— START Data provided —

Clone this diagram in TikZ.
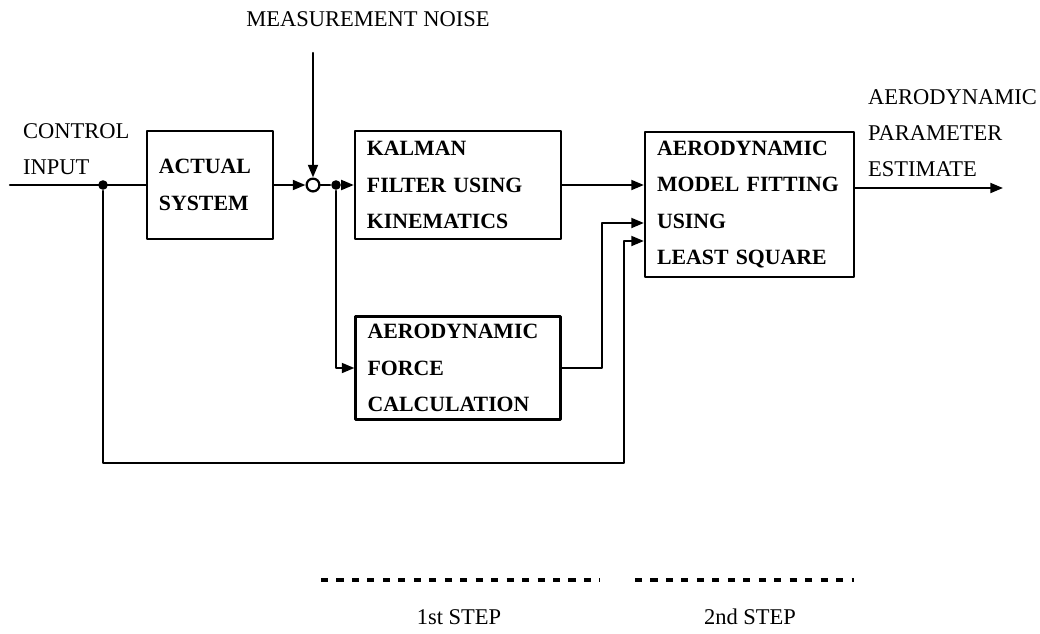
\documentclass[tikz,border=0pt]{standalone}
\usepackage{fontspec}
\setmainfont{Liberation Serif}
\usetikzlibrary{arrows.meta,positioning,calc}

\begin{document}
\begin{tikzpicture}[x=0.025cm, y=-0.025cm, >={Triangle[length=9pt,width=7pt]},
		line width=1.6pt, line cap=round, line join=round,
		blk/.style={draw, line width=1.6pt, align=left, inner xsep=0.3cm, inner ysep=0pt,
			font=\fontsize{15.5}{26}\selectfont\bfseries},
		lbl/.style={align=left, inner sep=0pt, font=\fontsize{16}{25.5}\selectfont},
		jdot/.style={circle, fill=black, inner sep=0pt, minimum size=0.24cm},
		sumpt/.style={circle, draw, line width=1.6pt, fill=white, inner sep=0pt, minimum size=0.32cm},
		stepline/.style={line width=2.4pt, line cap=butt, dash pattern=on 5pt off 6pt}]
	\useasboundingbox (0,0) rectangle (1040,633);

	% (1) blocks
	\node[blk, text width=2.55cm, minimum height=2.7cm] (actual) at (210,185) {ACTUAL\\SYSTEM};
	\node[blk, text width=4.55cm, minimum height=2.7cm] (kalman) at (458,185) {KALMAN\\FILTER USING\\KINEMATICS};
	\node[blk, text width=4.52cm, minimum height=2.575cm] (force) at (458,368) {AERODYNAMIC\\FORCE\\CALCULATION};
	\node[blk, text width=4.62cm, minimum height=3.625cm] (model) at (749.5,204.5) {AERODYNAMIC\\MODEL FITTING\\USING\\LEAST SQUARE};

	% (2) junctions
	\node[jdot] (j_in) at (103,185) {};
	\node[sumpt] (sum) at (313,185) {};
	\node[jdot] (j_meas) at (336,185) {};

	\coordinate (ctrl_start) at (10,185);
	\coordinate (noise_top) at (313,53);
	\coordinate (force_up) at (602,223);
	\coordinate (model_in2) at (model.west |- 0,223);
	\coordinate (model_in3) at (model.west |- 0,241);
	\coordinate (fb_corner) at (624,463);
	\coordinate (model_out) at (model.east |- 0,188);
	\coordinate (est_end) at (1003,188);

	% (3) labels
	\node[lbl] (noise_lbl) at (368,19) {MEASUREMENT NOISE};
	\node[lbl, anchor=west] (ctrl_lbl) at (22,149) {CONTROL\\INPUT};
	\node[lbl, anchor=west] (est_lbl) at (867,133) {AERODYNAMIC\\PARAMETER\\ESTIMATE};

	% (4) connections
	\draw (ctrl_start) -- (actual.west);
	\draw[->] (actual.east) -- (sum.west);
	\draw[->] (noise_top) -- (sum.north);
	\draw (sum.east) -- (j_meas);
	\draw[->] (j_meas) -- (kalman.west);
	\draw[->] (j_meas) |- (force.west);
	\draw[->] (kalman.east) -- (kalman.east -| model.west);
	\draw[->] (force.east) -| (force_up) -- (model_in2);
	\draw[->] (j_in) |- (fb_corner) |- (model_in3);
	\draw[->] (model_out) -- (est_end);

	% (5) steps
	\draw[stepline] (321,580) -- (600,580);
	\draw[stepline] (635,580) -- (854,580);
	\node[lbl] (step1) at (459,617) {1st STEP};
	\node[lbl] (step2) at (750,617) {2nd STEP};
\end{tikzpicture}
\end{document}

— END Data provided —
— START Data provided —

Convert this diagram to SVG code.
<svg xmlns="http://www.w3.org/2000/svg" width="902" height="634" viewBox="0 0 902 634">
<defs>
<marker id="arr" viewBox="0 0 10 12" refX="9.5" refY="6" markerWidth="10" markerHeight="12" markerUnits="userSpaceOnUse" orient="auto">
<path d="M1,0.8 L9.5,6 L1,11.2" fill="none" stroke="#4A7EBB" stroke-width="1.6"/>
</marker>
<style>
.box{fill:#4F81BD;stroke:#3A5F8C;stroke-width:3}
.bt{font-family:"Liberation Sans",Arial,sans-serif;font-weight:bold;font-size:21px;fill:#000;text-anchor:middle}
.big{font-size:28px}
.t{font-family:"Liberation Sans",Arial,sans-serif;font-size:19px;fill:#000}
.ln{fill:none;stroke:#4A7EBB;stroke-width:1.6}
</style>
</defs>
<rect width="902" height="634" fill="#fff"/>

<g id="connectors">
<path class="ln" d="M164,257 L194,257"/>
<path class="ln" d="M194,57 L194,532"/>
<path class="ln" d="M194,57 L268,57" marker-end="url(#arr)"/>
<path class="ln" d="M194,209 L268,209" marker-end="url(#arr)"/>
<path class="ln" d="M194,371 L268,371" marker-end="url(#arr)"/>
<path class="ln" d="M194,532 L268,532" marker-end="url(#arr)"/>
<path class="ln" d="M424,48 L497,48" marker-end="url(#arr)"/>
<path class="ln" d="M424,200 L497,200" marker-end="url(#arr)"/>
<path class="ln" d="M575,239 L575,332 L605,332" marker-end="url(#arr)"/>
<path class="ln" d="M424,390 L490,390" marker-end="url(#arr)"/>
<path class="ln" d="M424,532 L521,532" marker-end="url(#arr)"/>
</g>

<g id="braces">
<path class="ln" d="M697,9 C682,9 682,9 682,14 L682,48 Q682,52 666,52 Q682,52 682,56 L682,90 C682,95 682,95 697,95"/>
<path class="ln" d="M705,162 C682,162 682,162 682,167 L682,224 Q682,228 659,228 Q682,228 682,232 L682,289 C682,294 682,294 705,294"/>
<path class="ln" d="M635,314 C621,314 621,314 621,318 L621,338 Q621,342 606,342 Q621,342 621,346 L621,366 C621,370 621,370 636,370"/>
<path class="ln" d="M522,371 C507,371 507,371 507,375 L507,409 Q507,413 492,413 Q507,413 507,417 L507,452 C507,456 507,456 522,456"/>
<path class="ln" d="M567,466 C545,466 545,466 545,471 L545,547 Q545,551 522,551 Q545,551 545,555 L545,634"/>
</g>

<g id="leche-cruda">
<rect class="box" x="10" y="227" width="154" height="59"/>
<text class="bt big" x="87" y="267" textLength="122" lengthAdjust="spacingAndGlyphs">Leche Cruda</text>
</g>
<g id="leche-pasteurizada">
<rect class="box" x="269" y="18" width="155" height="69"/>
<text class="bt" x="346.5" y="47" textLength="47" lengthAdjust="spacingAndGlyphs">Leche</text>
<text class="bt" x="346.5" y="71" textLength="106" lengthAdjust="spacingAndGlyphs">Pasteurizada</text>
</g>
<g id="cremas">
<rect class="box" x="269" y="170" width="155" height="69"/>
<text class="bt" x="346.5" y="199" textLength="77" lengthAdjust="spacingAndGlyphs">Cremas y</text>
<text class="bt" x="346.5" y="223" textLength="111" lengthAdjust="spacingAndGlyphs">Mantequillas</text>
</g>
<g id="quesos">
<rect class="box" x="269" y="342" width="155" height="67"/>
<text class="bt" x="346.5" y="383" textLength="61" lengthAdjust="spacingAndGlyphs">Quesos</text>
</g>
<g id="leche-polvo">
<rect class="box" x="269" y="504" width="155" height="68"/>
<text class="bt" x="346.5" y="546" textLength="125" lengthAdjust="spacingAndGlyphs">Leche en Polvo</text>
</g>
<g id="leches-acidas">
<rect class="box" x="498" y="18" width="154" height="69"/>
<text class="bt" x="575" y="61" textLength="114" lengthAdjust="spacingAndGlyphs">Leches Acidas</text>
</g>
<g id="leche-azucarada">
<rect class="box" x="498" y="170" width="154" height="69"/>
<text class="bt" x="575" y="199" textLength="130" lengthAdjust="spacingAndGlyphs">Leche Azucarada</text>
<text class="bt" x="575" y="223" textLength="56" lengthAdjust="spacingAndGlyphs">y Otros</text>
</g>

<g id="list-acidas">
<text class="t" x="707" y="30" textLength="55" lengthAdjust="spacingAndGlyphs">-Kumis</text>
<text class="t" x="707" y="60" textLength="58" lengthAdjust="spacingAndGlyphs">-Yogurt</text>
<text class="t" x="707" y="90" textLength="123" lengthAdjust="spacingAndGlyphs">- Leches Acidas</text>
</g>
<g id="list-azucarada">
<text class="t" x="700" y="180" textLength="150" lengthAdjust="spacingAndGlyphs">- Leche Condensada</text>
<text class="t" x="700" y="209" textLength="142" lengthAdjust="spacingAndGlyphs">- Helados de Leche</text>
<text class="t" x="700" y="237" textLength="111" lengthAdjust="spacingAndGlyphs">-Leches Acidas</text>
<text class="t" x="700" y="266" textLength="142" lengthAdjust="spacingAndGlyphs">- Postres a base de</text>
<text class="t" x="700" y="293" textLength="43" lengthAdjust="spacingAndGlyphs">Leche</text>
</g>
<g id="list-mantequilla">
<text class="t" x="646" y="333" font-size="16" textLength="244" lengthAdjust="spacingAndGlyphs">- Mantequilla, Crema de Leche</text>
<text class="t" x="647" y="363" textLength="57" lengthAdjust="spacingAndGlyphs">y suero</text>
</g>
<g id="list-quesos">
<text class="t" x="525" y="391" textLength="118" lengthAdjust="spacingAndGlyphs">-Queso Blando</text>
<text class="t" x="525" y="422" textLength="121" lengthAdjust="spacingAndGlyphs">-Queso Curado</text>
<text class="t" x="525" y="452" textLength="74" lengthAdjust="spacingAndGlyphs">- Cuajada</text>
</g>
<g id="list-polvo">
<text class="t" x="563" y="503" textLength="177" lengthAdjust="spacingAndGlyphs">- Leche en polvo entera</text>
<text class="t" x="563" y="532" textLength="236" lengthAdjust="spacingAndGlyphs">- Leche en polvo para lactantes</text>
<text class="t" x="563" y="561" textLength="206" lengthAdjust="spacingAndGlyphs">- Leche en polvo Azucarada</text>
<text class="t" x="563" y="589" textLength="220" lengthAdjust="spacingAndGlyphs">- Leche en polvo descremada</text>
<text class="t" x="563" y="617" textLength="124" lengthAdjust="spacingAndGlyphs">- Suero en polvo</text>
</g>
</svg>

— END Data provided —
— START Data provided —

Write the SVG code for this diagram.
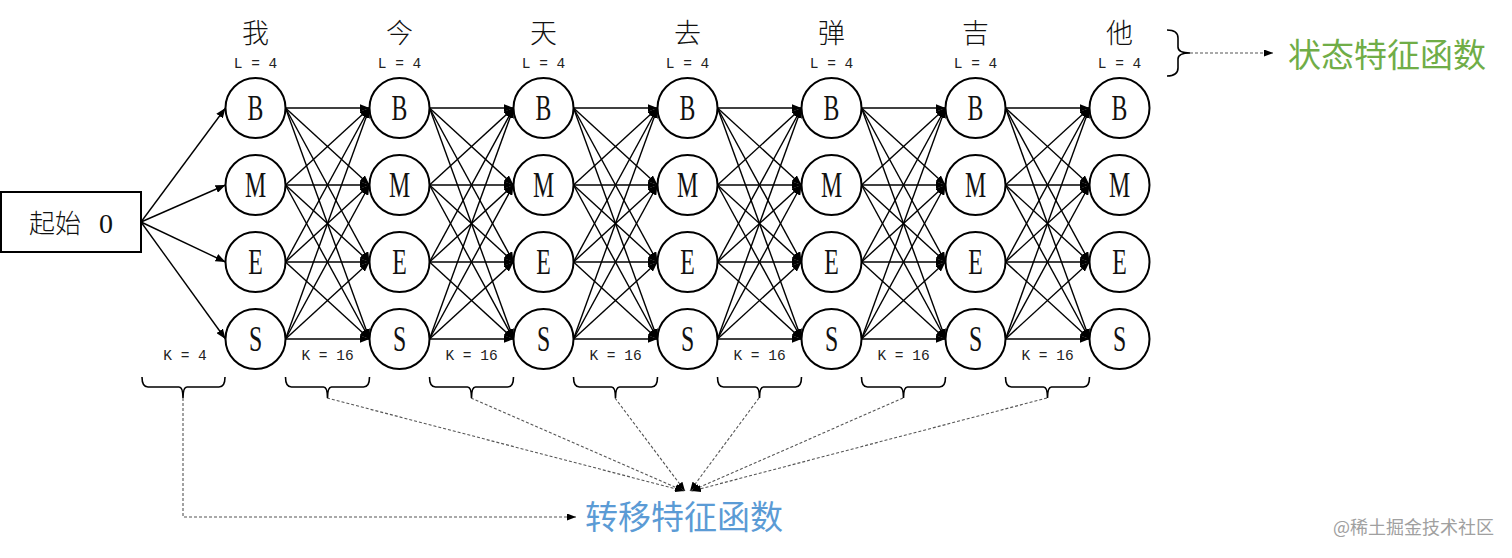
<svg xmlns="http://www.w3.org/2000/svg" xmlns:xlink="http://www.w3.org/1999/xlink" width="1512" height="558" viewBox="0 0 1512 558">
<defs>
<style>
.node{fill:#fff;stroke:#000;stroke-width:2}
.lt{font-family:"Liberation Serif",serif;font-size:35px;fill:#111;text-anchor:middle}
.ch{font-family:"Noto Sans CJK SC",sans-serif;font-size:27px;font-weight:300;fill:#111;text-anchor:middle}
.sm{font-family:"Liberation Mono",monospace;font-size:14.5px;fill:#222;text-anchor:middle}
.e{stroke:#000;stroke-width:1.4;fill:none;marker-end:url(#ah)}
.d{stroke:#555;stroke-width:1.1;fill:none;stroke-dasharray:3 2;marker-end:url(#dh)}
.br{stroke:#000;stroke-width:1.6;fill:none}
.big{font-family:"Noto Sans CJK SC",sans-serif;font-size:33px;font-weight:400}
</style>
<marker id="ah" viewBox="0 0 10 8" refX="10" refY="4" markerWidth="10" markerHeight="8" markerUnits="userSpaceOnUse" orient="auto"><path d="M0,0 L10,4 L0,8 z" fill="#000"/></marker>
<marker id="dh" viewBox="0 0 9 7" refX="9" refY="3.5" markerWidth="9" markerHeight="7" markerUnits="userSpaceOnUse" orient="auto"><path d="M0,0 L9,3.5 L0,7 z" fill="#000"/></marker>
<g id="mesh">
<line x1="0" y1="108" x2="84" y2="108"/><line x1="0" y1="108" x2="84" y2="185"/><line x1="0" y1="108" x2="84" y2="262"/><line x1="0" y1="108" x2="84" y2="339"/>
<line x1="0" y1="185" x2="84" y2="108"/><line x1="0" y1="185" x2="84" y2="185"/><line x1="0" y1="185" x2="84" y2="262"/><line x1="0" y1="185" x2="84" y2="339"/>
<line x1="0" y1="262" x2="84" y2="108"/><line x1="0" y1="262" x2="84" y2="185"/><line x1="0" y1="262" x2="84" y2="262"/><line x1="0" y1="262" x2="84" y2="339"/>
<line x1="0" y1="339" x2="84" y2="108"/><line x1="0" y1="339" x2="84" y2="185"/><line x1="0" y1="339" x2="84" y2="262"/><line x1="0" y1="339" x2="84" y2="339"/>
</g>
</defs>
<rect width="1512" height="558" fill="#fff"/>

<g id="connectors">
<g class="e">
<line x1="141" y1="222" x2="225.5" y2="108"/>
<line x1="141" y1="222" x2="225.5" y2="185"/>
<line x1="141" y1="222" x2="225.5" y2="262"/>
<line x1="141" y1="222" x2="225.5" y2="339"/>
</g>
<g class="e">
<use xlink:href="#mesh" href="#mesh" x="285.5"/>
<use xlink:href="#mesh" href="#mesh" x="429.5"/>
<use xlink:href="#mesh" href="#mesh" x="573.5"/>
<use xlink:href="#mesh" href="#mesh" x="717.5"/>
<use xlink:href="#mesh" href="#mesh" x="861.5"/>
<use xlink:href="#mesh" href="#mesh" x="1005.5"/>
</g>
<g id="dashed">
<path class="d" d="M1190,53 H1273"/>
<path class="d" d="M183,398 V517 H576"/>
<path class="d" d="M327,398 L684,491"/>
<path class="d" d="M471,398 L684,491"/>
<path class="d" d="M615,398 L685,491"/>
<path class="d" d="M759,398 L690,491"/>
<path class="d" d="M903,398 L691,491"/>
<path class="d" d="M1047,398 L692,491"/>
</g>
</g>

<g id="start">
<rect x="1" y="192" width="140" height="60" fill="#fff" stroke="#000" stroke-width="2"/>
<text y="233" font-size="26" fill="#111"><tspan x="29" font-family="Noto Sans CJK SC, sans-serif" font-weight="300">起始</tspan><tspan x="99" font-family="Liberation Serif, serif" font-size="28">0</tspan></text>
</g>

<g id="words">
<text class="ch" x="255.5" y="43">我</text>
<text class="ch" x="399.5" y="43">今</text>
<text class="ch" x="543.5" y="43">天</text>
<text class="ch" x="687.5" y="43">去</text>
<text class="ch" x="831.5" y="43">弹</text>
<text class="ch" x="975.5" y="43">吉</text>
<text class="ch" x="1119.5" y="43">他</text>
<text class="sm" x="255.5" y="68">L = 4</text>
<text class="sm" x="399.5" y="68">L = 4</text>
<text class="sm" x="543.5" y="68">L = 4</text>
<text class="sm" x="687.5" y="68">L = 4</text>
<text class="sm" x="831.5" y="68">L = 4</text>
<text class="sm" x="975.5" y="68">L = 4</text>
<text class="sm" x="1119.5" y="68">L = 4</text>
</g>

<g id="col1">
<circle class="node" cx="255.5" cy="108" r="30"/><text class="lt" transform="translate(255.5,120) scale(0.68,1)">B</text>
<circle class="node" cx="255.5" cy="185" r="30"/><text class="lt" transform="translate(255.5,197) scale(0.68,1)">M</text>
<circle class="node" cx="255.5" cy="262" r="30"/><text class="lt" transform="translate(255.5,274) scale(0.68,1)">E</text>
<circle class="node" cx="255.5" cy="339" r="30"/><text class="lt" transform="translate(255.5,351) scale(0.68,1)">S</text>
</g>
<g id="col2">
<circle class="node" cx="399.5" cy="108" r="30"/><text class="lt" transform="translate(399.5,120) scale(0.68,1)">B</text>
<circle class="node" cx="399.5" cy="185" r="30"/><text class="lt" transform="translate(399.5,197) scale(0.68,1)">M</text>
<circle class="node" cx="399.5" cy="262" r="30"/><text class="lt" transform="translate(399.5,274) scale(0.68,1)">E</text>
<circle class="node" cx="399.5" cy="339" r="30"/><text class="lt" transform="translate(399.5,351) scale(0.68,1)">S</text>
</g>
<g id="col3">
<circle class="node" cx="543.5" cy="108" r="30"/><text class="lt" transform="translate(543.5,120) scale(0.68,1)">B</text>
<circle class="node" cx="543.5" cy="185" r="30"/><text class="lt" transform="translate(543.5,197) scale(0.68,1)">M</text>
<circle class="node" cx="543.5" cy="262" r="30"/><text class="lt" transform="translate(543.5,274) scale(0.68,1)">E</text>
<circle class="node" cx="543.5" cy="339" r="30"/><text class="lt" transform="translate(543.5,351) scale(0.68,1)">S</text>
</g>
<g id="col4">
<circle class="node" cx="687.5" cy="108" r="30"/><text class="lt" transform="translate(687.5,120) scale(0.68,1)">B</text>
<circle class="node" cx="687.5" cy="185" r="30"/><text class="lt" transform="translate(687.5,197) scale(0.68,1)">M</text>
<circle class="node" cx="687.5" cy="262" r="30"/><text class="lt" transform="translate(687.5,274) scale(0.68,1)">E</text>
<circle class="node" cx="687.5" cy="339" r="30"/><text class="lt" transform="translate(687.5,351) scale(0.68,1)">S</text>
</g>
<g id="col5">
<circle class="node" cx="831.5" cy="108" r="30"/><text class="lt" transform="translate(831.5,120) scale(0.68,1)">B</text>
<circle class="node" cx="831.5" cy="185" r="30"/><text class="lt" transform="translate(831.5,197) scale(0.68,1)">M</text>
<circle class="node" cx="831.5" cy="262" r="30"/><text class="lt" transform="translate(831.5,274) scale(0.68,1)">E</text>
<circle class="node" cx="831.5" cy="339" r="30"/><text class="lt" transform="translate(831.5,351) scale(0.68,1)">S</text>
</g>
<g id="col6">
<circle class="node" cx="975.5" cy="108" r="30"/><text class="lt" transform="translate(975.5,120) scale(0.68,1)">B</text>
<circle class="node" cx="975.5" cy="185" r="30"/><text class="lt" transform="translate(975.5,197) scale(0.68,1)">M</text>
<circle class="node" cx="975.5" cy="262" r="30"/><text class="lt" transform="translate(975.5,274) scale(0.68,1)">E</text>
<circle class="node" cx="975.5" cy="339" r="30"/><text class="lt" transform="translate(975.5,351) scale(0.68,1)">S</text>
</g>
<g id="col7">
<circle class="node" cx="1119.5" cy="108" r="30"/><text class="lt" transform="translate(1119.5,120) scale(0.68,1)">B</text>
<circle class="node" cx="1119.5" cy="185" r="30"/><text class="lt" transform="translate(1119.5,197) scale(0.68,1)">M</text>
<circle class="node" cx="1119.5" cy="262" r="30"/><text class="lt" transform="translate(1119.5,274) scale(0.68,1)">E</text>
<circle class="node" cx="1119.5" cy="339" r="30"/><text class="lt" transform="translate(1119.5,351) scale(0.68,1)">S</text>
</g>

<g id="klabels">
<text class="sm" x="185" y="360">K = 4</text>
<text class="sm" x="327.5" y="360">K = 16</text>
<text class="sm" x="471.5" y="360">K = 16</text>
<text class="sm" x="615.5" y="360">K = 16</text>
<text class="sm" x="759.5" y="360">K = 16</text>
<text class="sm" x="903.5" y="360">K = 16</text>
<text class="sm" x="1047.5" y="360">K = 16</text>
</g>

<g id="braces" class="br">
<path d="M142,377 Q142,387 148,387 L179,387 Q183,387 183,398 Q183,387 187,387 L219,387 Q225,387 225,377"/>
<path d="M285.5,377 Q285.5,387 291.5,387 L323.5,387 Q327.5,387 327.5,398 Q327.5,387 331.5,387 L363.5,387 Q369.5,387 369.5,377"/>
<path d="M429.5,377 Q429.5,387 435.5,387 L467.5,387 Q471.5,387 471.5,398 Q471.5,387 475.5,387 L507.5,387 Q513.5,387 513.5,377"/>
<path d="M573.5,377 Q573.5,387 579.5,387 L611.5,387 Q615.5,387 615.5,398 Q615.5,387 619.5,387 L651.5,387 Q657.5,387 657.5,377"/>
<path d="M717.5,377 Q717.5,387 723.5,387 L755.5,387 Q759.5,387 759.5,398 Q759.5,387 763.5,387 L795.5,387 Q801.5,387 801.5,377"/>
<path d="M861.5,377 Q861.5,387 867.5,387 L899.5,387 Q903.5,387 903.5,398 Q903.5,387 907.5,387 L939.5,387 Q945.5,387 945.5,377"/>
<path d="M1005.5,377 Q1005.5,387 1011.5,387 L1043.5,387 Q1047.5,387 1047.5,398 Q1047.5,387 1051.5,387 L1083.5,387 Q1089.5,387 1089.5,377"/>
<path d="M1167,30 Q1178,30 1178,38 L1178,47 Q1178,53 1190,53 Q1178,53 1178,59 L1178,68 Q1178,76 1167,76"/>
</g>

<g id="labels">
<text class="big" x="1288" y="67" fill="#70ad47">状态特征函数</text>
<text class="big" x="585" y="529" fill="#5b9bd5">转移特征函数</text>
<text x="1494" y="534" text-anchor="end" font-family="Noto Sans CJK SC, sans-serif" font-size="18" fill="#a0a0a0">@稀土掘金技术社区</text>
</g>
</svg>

— END Data provided —

-- Given problem --
Gather every line containing the word "this" and copy it.

-- Written answer --
Clone this diagram in TikZ.
Convert this diagram to SVG code.
Write the SVG code for this diagram.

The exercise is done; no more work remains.